OBJECTIVE: Copy exactly the lines that run from the top of the listing to the line containing "import plotly.graph_objects as go", both ends included, and omit the pictures.

RAW DATA:

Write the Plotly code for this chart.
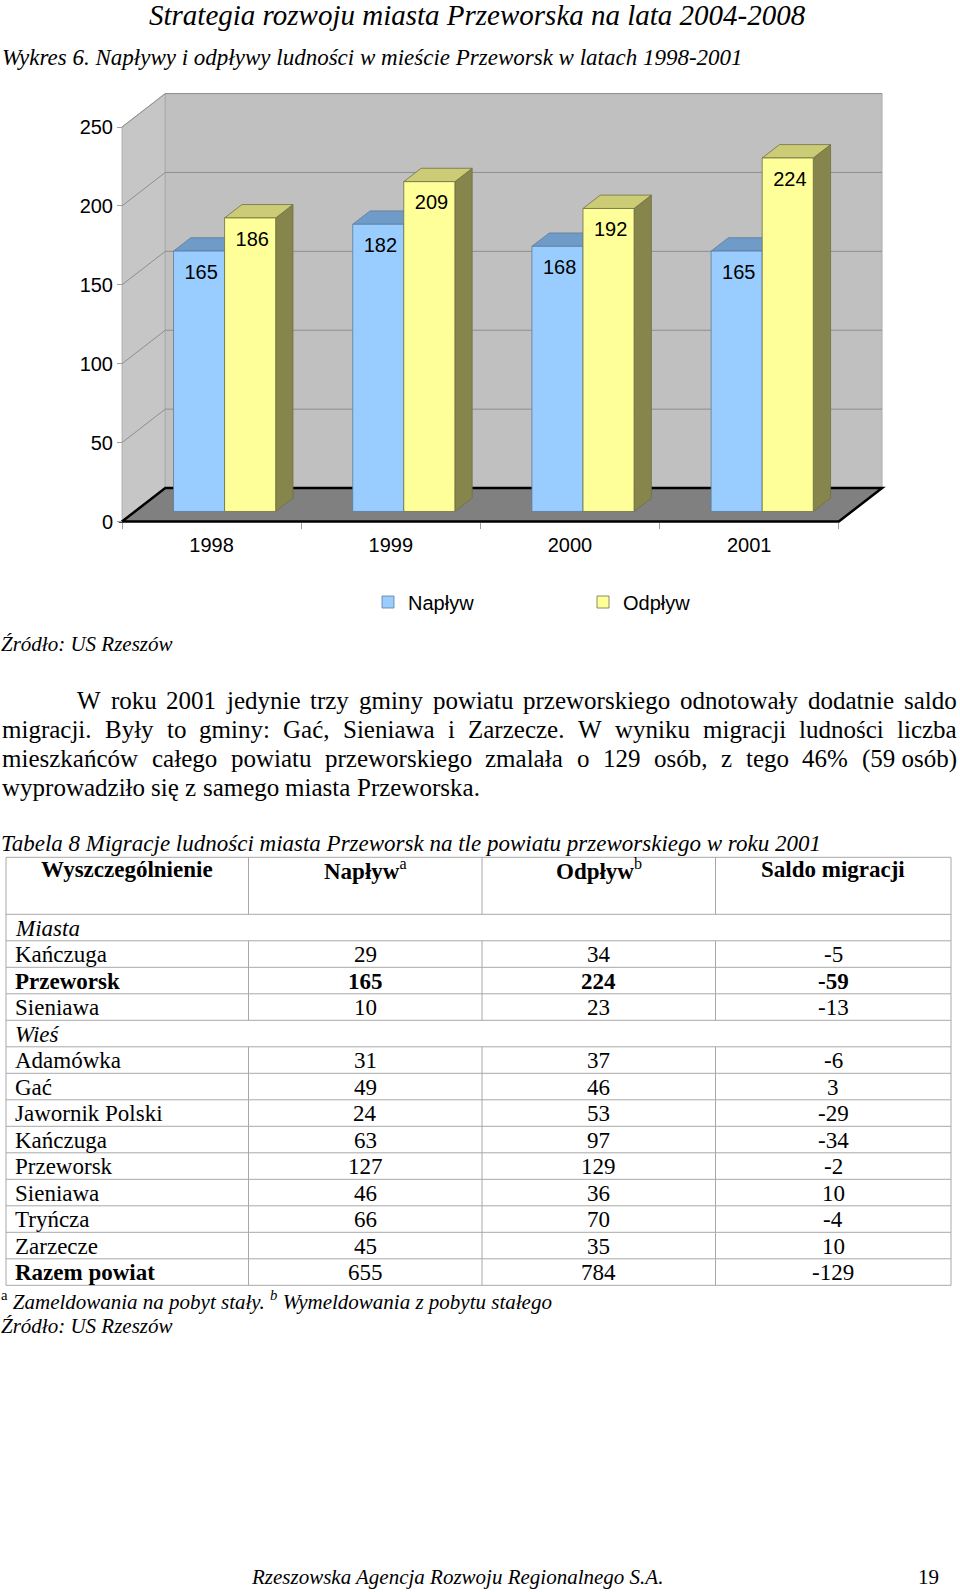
import plotly.graph_objects as go

# ---------------- data ----------------
years = ["1998", "1999", "2000", "2001"]
naplyw_chart = [165, 182, 168, 165]
odplyw_chart = [186, 209, 192, 224]
y_ticks = [0, 50, 100, 150, 200, 250]
series_names = ["Napływ", "Odpływ"]

tbl_header = ["Wyszczególnienie", "Napływ<sup>a</sup>", "Odpływ<sup>b</sup>", "Saldo migracji"]
tbl_labels = ["Miasta", "Kańczuga", "Przeworsk", "Sieniawa", "Wieś", "Adamówka", "Gać",
              "Jawornik Polski", "Kańczuga", "Przeworsk", "Sieniawa", "Tryńcza", "Zarzecze",
              "Razem powiat"]
tbl_naplyw = [None, 29, 165, 10, None, 31, 49, 24, 63, 127, 46, 66, 45, 655]
tbl_odplyw = [None, 34, 224, 23, None, 37, 46, 53, 97, 129, 36, 70, 35, 784]
tbl_saldo = [None, -5, -59, -13, None, -6, 3, -29, -34, -2, 10, -4, 10, -129]
tbl_kind = ["group", "row", "bold", "row", "group", "row", "row", "row", "row", "row",
            "row", "row", "row", "bold"]

para_lines = [
    "W roku 2001 jedynie trzy gminy powiatu przeworskiego odnotowały dodatnie saldo",
    "migracji. Były to gminy: Gać, Sieniawa i Zarzecze. W wyniku migracji ludności liczba",
    "mieszkańców całego powiatu przeworskiego zmalała o 129 osób, z tego 46% (59\u00a0osób)",
    "wyprowadziło się z samego miasta Przeworska.",
]

# ---------------- layout constants ----------------
W, H = 960, 1592
PX0, PXU = 122.0, 179.2      # front origin (px) and px per category
PY0, PYU = 521.5, 1.578      # front zero line (px) and px per unit
DX, DY = 0.2416, 21.2        # depth of the 3-D box (data units)
BAR_W = 0.285
F_FRONT, F_DEPTH = 0.3, 0.4
CH_L, CH_R, CH_T, CH_B = 90, 910, 70, 570

SANS = "Liberation Sans"
SERIF = "Liberation Serif"

def px2x(px):
    return (px - PX0) / PXU

def py2y(py):
    return (PY0 - py) / PYU

def yp(py):
    return 1 - py / H

shapes = []
annotations = []

def path(pts):
    return "M " + " L ".join(f"{x:.4f},{y:.4f}" for x, y in pts) + " Z"

def add_poly(pts, fill, lc, lw, xref="x", yref="y", layer="below"):
    shapes.append(dict(type="path", path=path(pts), xref=xref, yref=yref,
                       fillcolor=fill, line=dict(color=lc, width=lw), layer=layer))

def add_line(x0, y0, x1, y1, color, width, xref="x", yref="y", layer="below"):
    shapes.append(dict(type="line", x0=x0, y0=y0, x1=x1, y1=y1, xref=xref, yref=yref,
                       line=dict(color=color, width=width), layer=layer))

# ---------------- 3-D box: walls, grid, floor ----------------
n = len(years)
top = y_ticks[-1]
add_poly([(0, 0), (0, top), (DX, top + DY), (DX, DY)], "#c6c6c6", "#a6a6a6", 0.8)
add_poly([(DX, DY), (n + DX, DY), (n + DX, top + DY), (DX, top + DY)], "#c0c0c0", "#a6a6a6", 0.8)
for v in y_ticks[1:]:
    add_line(DX, v + DY, n + DX, v + DY, "#8e8e8e", 1)
    add_line(0, v, DX, v + DY, "#8e8e8e", 1)
add_poly([(0, 0), (n, 0), (n + DX, DY), (DX, DY)], "#808080", "#000000", 2.5)

# ---------------- bar side / top faces ----------------
face_cols = [dict(front="#99ccff", top="#6f9bc8", side="#4f7aa8", line="#5c7c9c"),
             dict(front="#ffff99", top="#cccc77", side="#86864c", line="#6f6f45")]
series_vals = [naplyw_chart, odplyw_chart]
ddx, ddy = F_DEPTH * DX, F_DEPTH * DY
b = F_FRONT * DY

def bar_left(i, s):
    return i + 0.5 - BAR_W + s * BAR_W + F_FRONT * DX

for i in range(n):
    for s in range(2):
        v = series_vals[s][i]
        x0 = bar_left(i, s)
        x1 = x0 + BAR_W
        t = b + v
        c = face_cols[s]
        add_poly([(x1, b), (x1, t), (x1 + ddx, t + ddy), (x1 + ddx, b + ddy)], c["side"], c["line"], 0.8)
        add_poly([(x0, t), (x1, t), (x1 + ddx, t + ddy), (x0 + ddx, t + ddy)], c["top"], c["line"], 0.8)

fig = go.Figure()
for s in range(2):
    xs = [bar_left(i, s) + BAR_W / 2 for i in range(n)]
    fig.add_trace(go.Bar(
        x=xs, y=series_vals[s], base=b, width=BAR_W, name=series_names[s],
        marker=dict(color=face_cols[s]["front"], line=dict(color=face_cols[s]["line"], width=0.8)),
        hoverinfo="skip"))
    fig.add_trace(go.Scatter(
        x=[x + 0.012 for x in xs], y=[v + b - 14.3 for v in series_vals[s]],
        mode="text", text=[str(v) for v in series_vals[s]],
        textfont=dict(family=SANS, size=20, color="#000000"),
        showlegend=False, hoverinfo="skip", cliponaxis=False))

# ---------------- table ----------------
COL_X = [6, 248.5, 482, 715.5, 951]
TB_T = 857.3
HEAD_H = 57.0
ROW_H = 26.5
n_rows = len(tbl_labels)
TB_B = TB_T + HEAD_H + n_rows * ROW_H
LINE_C = "#a8a8a8"
fig.add_trace(go.Scatter(x=[0], y=[0], xaxis="x2", yaxis="y2", mode="markers",
                         marker=dict(size=1, color="rgba(0,0,0,0)"), showlegend=False, hoverinfo="skip"))

row_edges = [0, HEAD_H] + [HEAD_H + (k + 1) * ROW_H for k in range(n_rows)]
for e in row_edges:
    add_line(COL_X[0], e, COL_X[-1], e, LINE_C, 1, "x2", "y2", "above")
add_line(COL_X[0], 0, COL_X[0], row_edges[-1], LINE_C, 1, "x2", "y2", "above")
add_line(COL_X[-1], 0, COL_X[-1], row_edges[-1], LINE_C, 1, "x2", "y2", "above")
for cx in COL_X[1:-1]:
    add_line(cx, 0, cx, HEAD_H, LINE_C, 1, "x2", "y2", "above")
    for k in range(n_rows):
        if tbl_kind[k] != "group":
            add_line(cx, HEAD_H + k * ROW_H, cx, HEAD_H + (k + 1) * ROW_H, LINE_C, 1, "x2", "y2", "above")

col_mid = [(COL_X[j] + COL_X[j + 1]) / 2 for j in range(4)]
for j, h in enumerate(tbl_header):
    if "<sup>" in h:
        main, sup = h.split("<sup>")
        txt = f"<b>{main}</b><sup>{sup}"
    else:
        txt = f"<b>{h}</b>"
    annotations.append(dict(x=col_mid[j], y=12.6, xref="x2", yref="y2", text=txt, showarrow=False,
                            xanchor="center", yanchor="middle", borderpad=0,
                            font=dict(family=SERIF, size=23, color="#000000")))
for k in range(n_rows):
    yc = HEAD_H + (k + 0.5) * ROW_H + 0.5
    kind = tbl_kind[k]
    lab = tbl_labels[k]
    if kind == "group":
        lab = f"<i>{lab}</i>"
    elif kind == "bold":
        lab = f"<b>{lab}</b>"
    annotations.append(dict(x=COL_X[0] + 7.5, y=yc, xref="x2", yref="y2", text=lab, showarrow=False,
                            xanchor="left", yanchor="middle", borderpad=0,
                            font=dict(family=SERIF, size=23, color="#000000")))
    for j, col in enumerate([tbl_naplyw, tbl_odplyw, tbl_saldo]):
        v = col[k]
        if v is None:
            continue
        t = str(v)
        if kind == "bold" and k != n_rows - 1:
            t = f"<b>{t}</b>"
        annotations.append(dict(x=col_mid[j + 1], y=yc, xref="x2", yref="y2", text=t, showarrow=False,
                                xanchor="center", yanchor="middle", borderpad=0,
                                font=dict(family=SERIF, size=23, color="#000000")))

# ---------------- page texts ----------------
def add_text(txt, x, y, size, family=SERIF, anchor="left"):
    annotations.append(dict(x=x / W, y=yp(y), xref="paper", yref="paper", text=txt, showarrow=False,
                            xanchor=anchor, yanchor="middle", borderpad=0,
                            font=dict(family=family, size=size, color="#000000")))

add_text("<i>Strategia rozwoju miasta Przeworska na lata 2004-2008</i>", 477, 15, 29, anchor="center")
add_text("<i>Wykres 6. Napływy i odpływy ludności w mieście Przeworsk w latach 1998-2001</i>", 1, 57, 23)
add_text("<i>Źródło: US Rzeszów</i>", 0, 644, 21)
add_text("<i>Tabela 8 Migracje ludności miasta Przeworsk na tle powiatu przeworskiego w roku 2001</i>", 0, 843, 23)
add_text("<sup>a</sup><i> Zameldowania na pobyt stały. </i><sup><i>b</i></sup><i> Wymeldowania z pobytu stałego</i>",
         0, 1300, 21)
add_text("<i>Źródło: US Rzeszów</i>", 0, 1326, 21)
add_text("<i>Rzeszowska Agencja Rozwoju Regionalnego S.A.</i>", 457, 1577, 21, anchor="center")
add_text("19", 928, 1577, 21, anchor="center")

# justified paragraph (Times / Liberation Serif metrics, 1/1000 em)
TW = {" ": 250, "\u00a0": 250, "%": 833, "(": 333, ")": 333, ",": 250, "-": 333, ".": 250, ":": 278,
      "A": 722, "B": 667, "C": 667, "D": 722, "E": 611, "F": 556, "G": 722, "H": 722, "I": 333,
      "J": 389, "K": 722, "L": 611, "M": 889, "N": 722, "O": 722, "P": 556, "R": 667, "S": 556,
      "T": 611, "U": 722, "W": 944, "Z": 611,
      "a": 444, "b": 500, "c": 444, "d": 500, "e": 444, "f": 333, "g": 500, "h": 500, "i": 278,
      "j": 278, "k": 500, "l": 278, "m": 778, "n": 500, "o": 500, "p": 500, "q": 500, "r": 333,
      "s": 389, "t": 278, "u": 500, "v": 500, "w": 722, "x": 500, "y": 500, "z": 444,
      "ą": 444, "ć": 444, "ę": 444, "ł": 278, "ń": 500, "ó": 500, "ś": 389, "ź": 444, "ż": 444}

def text_w(s, size):
    return sum(TW.get(ch, 500) for ch in s) * size / 1000.0

P_SIZE = 25
P_LEFT, P_RIGHT, P_INDENT = 1, 956, 76
P_Y0, P_DY = 700.5, 29.0
for li, line in enumerate(para_lines):
    words = line.split(" ")
    left = P_INDENT if li == 0 else P_LEFT
    widths = [text_w(wd, P_SIZE) for wd in words]
    last = li == len(para_lines) - 1
    gap = text_w(" ", P_SIZE) if last else (P_RIGHT - left - sum(widths)) / (len(words) - 1)
    x = left
    for wd, wdt in zip(words, widths):
        add_text(wd, x, P_Y0 + li * P_DY, P_SIZE)
        x += wdt + gap

# ---------------- layout ----------------
fig.update_layout(
    width=W, height=H, autosize=False,
    margin=dict(l=0, r=0, t=0, b=0),
    paper_bgcolor="#ffffff", plot_bgcolor="rgba(0,0,0,0)",
    barmode="overlay", hovermode=False,
    shapes=shapes, annotations=annotations,
    xaxis=dict(domain=[CH_L / W, CH_R / W], range=[px2x(CH_L), px2x(CH_R)],
               anchor="free", position=yp(PY0),
               tickmode="array", tickvals=[i + 0.5 for i in range(n)], ticktext=years,
               ticks="outside", ticklen=5, tickcolor="rgba(0,0,0,0)",
               minor=dict(tickmode="array", tickvals=list(range(n + 1)), ticks="outside",
                          ticklen=6, tickcolor="#a0a0a0", showgrid=False),
               showgrid=False, zeroline=False, showline=False,
               tickfont=dict(family=SANS, size=20, color="#000000")),
    yaxis=dict(domain=[yp(CH_B), yp(CH_T)], range=[py2y(CH_B), py2y(CH_T)],
               anchor="free", position=PX0 / W,
               tickmode="array", tickvals=y_ticks, ticks="outside", ticklen=5, tickcolor="#a0a0a0",
               showgrid=False, zeroline=False, showline=False,
               tickfont=dict(family=SANS, size=20, color="#000000")),
    xaxis2=dict(domain=[0, 1], range=[0, W], anchor="y2", visible=False, fixedrange=True),
    yaxis2=dict(domain=[yp(TB_B + 3), yp(TB_T - 3)], range=[TB_B - TB_T + 3, -3],
                anchor="x2", visible=False, fixedrange=True),
    legend=dict(orientation="h", x=368 / W, y=yp(602), xanchor="left", yanchor="middle",
                font=dict(family=SANS, size=20, color="#000000"),
                bgcolor="rgba(0,0,0,0)", entrywidth=170, entrywidthmode="pixels",
                traceorder="normal"),
    showlegend=True,
)

fig.write_html("out.html")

EXERCISE ANSWER:
Write the Plotly code for this chart.
import plotly.graph_objects as go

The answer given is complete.